Commercial, Energy Efficiency, Regulation - December 20, 2017
NYC passes mandate for buildings to post energy scores
New York City Council on Dec. 19 approved a landmark bill that will require commercial and residential buildings to post their energy efficiency scores and associated grades near their public entrances.
In passing the legislation, New York City becomes the first city in the country to require such disclosures, according to a policy update from the Guarini Center on Environmental, Energy and Land Use Law at New York University School of Law. The scores and grades are derived from data collected by the city as part of the benchmarking program launched in 2009.
"As the federal government shirks its stewardship of our environment, it is up to cities to step in — and
with our energy grade legislation, New York is in the lead,” Council Member Dan Garodnick, who authored the legislation, said in a statement. "Just as restaurants post their health grades and cars advertise their fuel efficiency, buildings will begin posting letter grades corresponding to their energy efficiency scores. This legislation will equip companies and individuals with the data they crave to make more informed decisions about the best place to buy or rent."
Since the passage of Local Law 84 in 2009, New York City buildings over 50,000 square feet have been required to annually measure their energy and water consumption. In 2016, the City Council passed Council Member Garodnick's bill expanding the number of buildings required to be benchmarked, by lowering the threshold to 25,000 square feet.
Although Local Law 84 requires that property owners report energy performance data to the city, which then publishes the data online, it does not require property owners to ensure that prospective tenants or buyers are at any point presented with the information collected.
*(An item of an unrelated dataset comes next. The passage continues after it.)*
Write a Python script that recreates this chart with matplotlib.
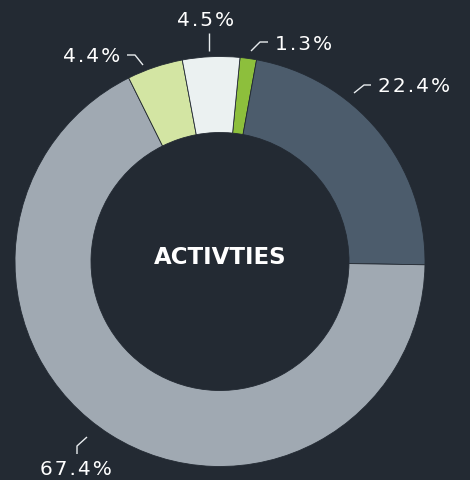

With the passage of the new legislation, Intro. 1632A, buildings will be assigned a letter grade based on their energy score and landlords will be required to post that grade, along with the energy score, in a conspicuous location near the building's public entrances, the city council said in a Dec. 19 news release. The intent is to make information about a buildings energy use "easily available to tenants and visitors, including prospective purchasers or lessees, and presented in the easily understood of a grade."